Two years ago, the British government decided to spend big to outsource a migration problem. To deter migrants seeking asylum from illegally entering the country, it announced a radical plan: Those smuggled on makeshift dinghies to British shores would be sent to Rwanda, a small country in central Africa, where they would remain. The U.K.
government handed Rwanda a £120 million (about $150 million) down payment and told it to get ready to host thousands of potential refugees. Shortly after, Hope Hostel, a neatly kept yellow-fronted hotel in the Rwandan capital of Kigali, was rented out with British taxpayer funds to accommodate the expected planeloads of asylum seekers. Hotel manager Ismael Bakina and his team of 40 have been keeping busy ever since, changing the sheets on 100 double beds weekly, trimming decorative pot shapes into the bushes that adorn the hotel’s entrance and mowing the lawn on its mini-soccer pitch.
But on a recent day the beds at Hope Hostel were untouched. The suggestion box at the reception desk sat empty. No one has yet come to stay.
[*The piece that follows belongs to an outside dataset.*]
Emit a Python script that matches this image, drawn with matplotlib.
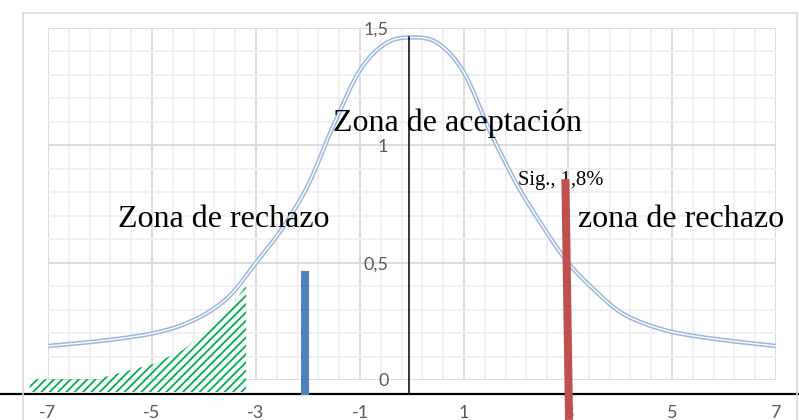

“We are still waiting," Bakina said, standing near a sign that reads: “Come as a guest, leave as a friend." No one may ever arrive. The U.K. government’s plan—criticized by some as inhumane, praised by others as a pragmatic response to a global migration crisis—has faced logistical, political and legal hurdles.
So far, it’s been a huge waste of money. Just two migrants have volunteered to go to Rwanda after being paid £3,000 by the British state. Meanwhile, record numbers of migrants are crossing the English Channel to Britain so far this year, according to official data.